[Haskell-beginners] yet another monad question

[Chaddaï Fouché]

On Sat, Feb 4, 2012 at 12:05 PM, David McBride <toad3k at gmail.com> wrote:
> When you pass an argument to
> readDir = findRegularFiles >>= readFiles
>
> it expands to
> readDir arg = (findRegularFiles >>= readFiles) arg
>
> which fails because that expression takes no argument, only
> findRegularFiles does.  Honestly I can't think of any way to get that
> argument in there without explicitly naming it.

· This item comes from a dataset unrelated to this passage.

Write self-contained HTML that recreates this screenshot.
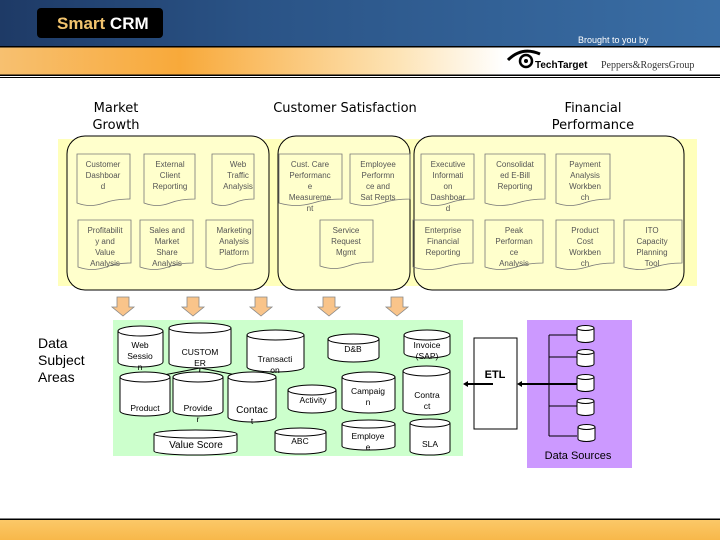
<!DOCTYPE html>
<html><head><meta charset="utf-8"><style>
html,body{margin:0;padding:0;background:#fff}
svg{display:block}
.d{font-family:"Liberation Sans",sans-serif;font-size:8px;fill:#555;text-anchor:middle}
.c{font-family:"Liberation Sans",sans-serif;font-size:8.5px;fill:#000;text-anchor:middle}
.t{font-family:"DejaVu Sans",sans-serif;font-size:13px;fill:#000;text-anchor:middle}
</style></head><body>
<svg width="720" height="540" viewBox="0 0 720 540" xmlns="http://www.w3.org/2000/svg">
<defs>
<linearGradient id="bl" x1="0" x2="1" y1="0" y2="0">
<stop offset="0" stop-color="#1e3a66"/><stop offset="0.35" stop-color="#2a5386"/><stop offset="1" stop-color="#3a6ea5"/></linearGradient>
<linearGradient id="or" x1="0" x2="1" y1="0" y2="0">
<stop offset="0" stop-color="#f7c070"/><stop offset="0.25" stop-color="#f8a93a"/><stop offset="0.55" stop-color="#fde3b4"/><stop offset="0.7" stop-color="#fff"/><stop offset="1" stop-color="#fff"/></linearGradient>
<linearGradient id="ob" x1="0" x2="0" y1="0" y2="1">
<stop offset="0" stop-color="#fbc868"/><stop offset="1" stop-color="#f8b84a"/></linearGradient>
</defs>
<!-- header -->
<rect x="0" y="0" width="720" height="46" fill="url(#bl)"/>
<rect x="0" y="46" width="720" height="1.5" fill="#000"/>
<rect x="0" y="47.5" width="720" height="27" fill="url(#or)"/>
<rect x="0" y="74.5" width="720" height="1.5" fill="#000"/>
<rect x="0" y="77" width="720" height="1" fill="#000"/>
<rect x="37" y="8" width="126" height="30" rx="4" fill="#000"/>
<text x="57" y="29" font-family="Liberation Sans,sans-serif" font-weight="bold" font-size="17" fill="#f2c46e">Smart <tspan fill="#fff">CRM</tspan></text>
<text x="578" y="43" font-family="Liberation Sans,sans-serif" font-size="9" fill="#fff">Brought to you by</text>
<path d="M508 60 Q522 46 540 54" stroke="#000" stroke-width="3" fill="none"/>
<circle cx="526" cy="61" r="6" fill="none" stroke="#000" stroke-width="2.5"/>
<circle cx="526" cy="61" r="2" fill="#000"/>
<text x="535" y="68" font-family="Liberation Sans,sans-serif" font-weight="bold" font-size="10" fill="#000">TechTarget</text>
<text x="601" y="68" font-family="Liberation Serif,serif" font-size="10" fill="#333">Peppers&amp;RogersGroup</text>
<!-- titles -->
<text class="t" x="116" y="112">Market</text><text class="t" x="116" y="129">Growth</text>
<text class="t" x="345" y="112">Customer Satisfaction</text>
<text class="t" x="593" y="112">Financial</text><text class="t" x="593" y="129">Performance</text>
<!-- yellow band -->
<rect x="58" y="139" width="639" height="147" fill="#ffffbb"/>
<rect x="67" y="136" width="202" height="154" rx="18" fill="#ffffcc" stroke="#000" stroke-width="1"/>
<rect x="278" y="136" width="132" height="154" rx="18" fill="#ffffcc" stroke="#000" stroke-width="1"/>
<rect x="414" y="136" width="270" height="154" rx="18" fill="#ffffcc" stroke="#000" stroke-width="1"/>
<g fill="none" stroke="#777" stroke-width="0.8">
<path d="M77 154H130V199Q115 199 104 203Q90 208 77 203Z"/>
<path d="M144 154H195V199Q180 199 170 203Q157 208 144 203Z"/>
<path d="M212 154H254V199Q242 199 234 203Q222 208 212 203Z"/>
<path d="M78 220H131V263Q116 263 106 267Q92 272 78 267Z"/>
<path d="M140 220H193V263Q178 263 168 267Q154 272 140 267Z"/>
<path d="M206 220H253V263Q241 263 231 267Q218 272 206 267Z"/>
<path d="M279 154H342V199Q325 199 313 203Q296 208 279 203Z"/>
<path d="M350 154H410V199Q394 199 382 203Q366 208 350 203Z"/>
<path d="M320 220H373V262Q358 262 348 266Q334 271 320 266Z"/>
<path d="M421 154H474V199Q460 199 449 203Q435 208 421 203Z"/>
<path d="M485 154H545V199Q530 199 517 203Q500 208 485 203Z"/>
<path d="M556 154H610V199Q595 199 584 203Q570 208 556 203Z"/>
<path d="M413 220H473V263Q458 263 445 267Q428 272 413 267Z"/>
<path d="M485 220H543V263Q528 263 516 267Q500 272 485 267Z"/>
<path d="M556 220H614V263Q599 263 587 267Q571 272 556 267Z"/>
<path d="M624 220H682V263Q667 263 655 267Q639 272 624 267Z"/>
</g>
<g class="d">
<text x="103" y="167">Customer</text><text x="103" y="178">Dashboar</text><text x="103" y="189">d</text>
<text x="170" y="167">External</text><text x="170" y="178">Client</text><text x="170" y="189">Reporting</text>
<text x="238" y="167">Web</text><text x="238" y="178">Traffic</text><text x="238" y="189">Analysis</text>
<text x="105" y="233">Profitabilit</text><text x="105" y="244">y and</text><text x="105" y="255">Value</text><text x="105" y="266">Analysis</text>
<text x="167" y="233">Sales and</text><text x="167" y="244">Market</text><text x="167" y="255">Share</text><text x="167" y="266">Analysis</text>
<text x="234" y="233">Marketing</text><text x="234" y="244">Analysis</text><text x="234" y="255">Platform</text>
<text x="310" y="167">Cust. Care</text><text x="310" y="178">Performanc</text><text x="310" y="189">e</text><text x="310" y="200">Measureme</text><text x="310" y="211">nt</text>
<text x="378" y="167">Employee</text><text x="378" y="178">Performn</text><text x="378" y="189">ce and</text><text x="378" y="200">Sat Repts</text>
<text x="346" y="233">Service</text><text x="346" y="244">Request</text><text x="346" y="255">Mgmt</text>
<text x="448" y="167">Executive</text><text x="448" y="178">Informati</text><text x="448" y="189">on</text><text x="448" y="200">Dashboar</text><text x="448" y="211">d</text>
<text x="515" y="167">Consolidat</text><text x="515" y="178">ed E-Bill</text><text x="515" y="189">Reporting</text>
<text x="585" y="167">Payment</text><text x="585" y="178">Analysis</text><text x="585" y="189">Workben</text><text x="585" y="200">ch</text>
<text x="443" y="233">Enterprise</text><text x="443" y="244">Financial</text><text x="443" y="255">Reporting</text>
<text x="514" y="233">Peak</text><text x="514" y="244">Performan</text><text x="514" y="255">ce</text><text x="514" y="266">Analysis</text>
<text x="585" y="233">Product</text><text x="585" y="244">Cost</text><text x="585" y="255">Workben</text><text x="585" y="266">ch</text>
<text x="652" y="233">ITO</text><text x="652" y="244">Capacity</text><text x="652" y="255">Planning</text><text x="652" y="266">Tool</text>
</g>
<!-- down arrows -->
<g fill="#f9c48a" stroke="#888" stroke-width="0.8">
<path d="M117 297h12v10h5l-11 9l-11-9h5z"/>
<path d="M187 297h12v10h5l-11 9l-11-9h5z"/>
<path d="M255 297h12v10h5l-11 9l-11-9h5z"/>
<path d="M323 297h12v10h5l-11 9l-11-9h5z"/>
<path d="M391 297h12v10h5l-11 9l-11-9h5z"/>
</g>
<text font-family="Liberation Sans,sans-serif" font-size="14" x="38" y="348">Data</text>
<text font-family="Liberation Sans,sans-serif" font-size="14" x="38" y="365">Subject</text>
<text font-family="Liberation Sans,sans-serif" font-size="14" x="38" y="382">Areas</text>
<!-- green -->
<rect x="113" y="320" width="350" height="136" fill="#ccffcc"/>
<g stroke="#000" stroke-width="1" fill="none">
<line x1="200" y1="368" x2="148" y2="378"/><line x1="200" y1="368" x2="199" y2="378"/><line x1="200" y1="368" x2="252" y2="378"/>
</g>
<g fill="#fff" stroke="#000" stroke-width="1">
<path d="M118 331v31a22.5 5 0 0 0 45 0v-31"/><ellipse cx="140.5" cy="331" rx="22.5" ry="5"/>
<path d="M169 328v35a31 5 0 0 0 62 0v-35"/><ellipse cx="200" cy="328" rx="31" ry="5"/>
<path d="M247 335v32a28.5 5 0 0 0 57 0v-32"/><ellipse cx="275.5" cy="335" rx="28.5" ry="5"/>
<path d="M328 339v18a25.5 5 0 0 0 51 0v-18"/><ellipse cx="353.5" cy="339" rx="25.5" ry="5"/>
<path d="M404 335v18a23 5 0 0 0 46 0v-18"/><ellipse cx="427" cy="335" rx="23" ry="5"/>
<path d="M120 377v34a25 5 0 0 0 50 0v-34"/><ellipse cx="145" cy="377" rx="25" ry="5"/>
<path d="M173 377v34a25 5 0 0 0 50 0v-34"/><ellipse cx="198" cy="377" rx="25" ry="5"/>
<path d="M228 377v40a24 5 0 0 0 48 0v-40"/><ellipse cx="252" cy="377" rx="24" ry="5"/>
<path d="M288 390v18a24 5 0 0 0 48 0v-18"/><ellipse cx="312" cy="390" rx="24" ry="5"/>
<path d="M342 377v31a26.5 5 0 0 0 53 0v-31"/><ellipse cx="368.5" cy="377" rx="26.5" ry="5"/>
<path d="M403 371v39a23.5 5 0 0 0 47 0v-39"/><ellipse cx="426.5" cy="371" rx="23.5" ry="5"/>
<path d="M154 434v17a41.5 4 0 0 0 83 0v-17"/><ellipse cx="195.5" cy="434" rx="41.5" ry="4"/>
<path d="M275 432v18a25.5 4 0 0 0 51 0v-18"/><ellipse cx="300.5" cy="432" rx="25.5" ry="4"/>
<path d="M342 424v22a26.5 4 0 0 0 53 0v-22"/><ellipse cx="368.5" cy="424" rx="26.5" ry="4"/>
<path d="M410 423v28a20 4 0 0 0 40 0v-28"/><ellipse cx="430" cy="423" rx="20" ry="4"/>
</g>
<g class="c">
<text x="140" y="348">Web</text><text x="140" y="359">Sessio</text><text x="140" y="370">n</text>
<text x="200" y="355">CUSTOM</text><text x="200" y="366">ER</text>
<text x="275" y="362">Transacti</text><text x="275" y="373">on</text>
<text x="353" y="352">D&amp;B</text>
<text x="427" y="348">Invoice</text><text x="427" y="359">(SAP)</text>
<text x="145" y="411">Product</text>
<text x="198" y="411">Provide</text><text x="198" y="422">r</text>
<text x="252" y="413" font-size="10">Contac</text><text x="252" y="424">t</text>
<text x="313" y="403">Activity</text>
<text x="368" y="394">Campaig</text><text x="368" y="405">n</text>
<text x="427" y="398">Contra</text><text x="427" y="409">ct</text>
<text x="196" y="448" font-size="10">Value Score</text>
<text x="300" y="444">ABC</text>
<text x="368" y="439">Employe</text><text x="368" y="450">e</text>
<text x="430" y="447">SLA</text>
</g>
<!-- ETL -->
<rect x="474" y="338" width="43" height="91" fill="#fff" stroke="#000" stroke-width="1"/>
<text x="495" y="378" font-family="Liberation Sans,sans-serif" font-weight="bold" font-size="11" text-anchor="middle">ETL</text>
<line x1="493" y1="384" x2="466" y2="384" stroke="#000" stroke-width="2"/>
<path d="M463 384l5-3v6z" fill="#000"/>
<rect x="527" y="320" width="105" height="148" fill="#cc99ff"/>
<line x1="580" y1="384" x2="520" y2="384" stroke="#000" stroke-width="2"/>
<path d="M517 384l5-3v6z" fill="#000"/>
<g stroke="#000" stroke-width="1" fill="none">
<line x1="549" y1="335" x2="549" y2="436"/>
<line x1="549" y1="335" x2="577" y2="335"/>
<line x1="549" y1="357" x2="577" y2="357"/>
<line x1="549" y1="406" x2="577" y2="406"/>
<line x1="549" y1="436" x2="577" y2="436"/>
</g>
<g fill="#fff" stroke="#000" stroke-width="1">
<path d="M577 328v12a8.5 2.5 0 0 0 17 0v-12"/><ellipse cx="585.5" cy="328" rx="8.5" ry="2.5"/>
<path d="M577 352v12a8.5 2.5 0 0 0 17 0v-12"/><ellipse cx="585.5" cy="352" rx="8.5" ry="2.5"/>
<path d="M577 377v12a8.5 2.5 0 0 0 17 0v-12"/><ellipse cx="585.5" cy="377" rx="8.5" ry="2.5"/>
<path d="M577 401v12a8.5 2.5 0 0 0 17 0v-12"/><ellipse cx="585.5" cy="401" rx="8.5" ry="2.5"/>
<path d="M578 427v12a8.5 2.5 0 0 0 17 0v-12"/><ellipse cx="586.5" cy="427" rx="8.5" ry="2.5"/>
</g>
<text x="578" y="459" font-family="Liberation Sans,sans-serif" font-size="11" text-anchor="middle">Data Sources</text>
<!-- footer -->
<rect x="0" y="518.5" width="720" height="1.5" fill="#000"/>
<rect x="0" y="520" width="720" height="20" fill="url(#ob)"/>
</svg>
</body></html>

I would say the problem is even before that, the expression
"findRegularFiles >>= readFiles" is not well typed :

(>>=) :: Monad m => m a -> (a -> m b) -> m b
specialized here in :
(>>=) :: IO a -> (a -> IO b) -> IO b

but :

findRegularFiles :: FilePath -> IO [FilePath]

so findRegularFiles is not of type "IO a", so can't be the first
argument of (>>=) (or the second of (=<<) since that's just the
flipped version).

But there is a solution ! What you're searching here is a function of type :
? :: Monad m => (a -> m b) -> (b -> m c) -> (a -> m c)

A kind of monadic composition, there is an operator for that in
Control.Monad since ghc 6.12 or even before :

(>=>) :: Monad m => (a -> m b) -> (b -> m c) -> (a -> m c)

so :

> readDir = findRegularFiles >=> readFiles

or

> readDir = readFiles <=< findRegularFiles

will work :)

-- 
Jedaï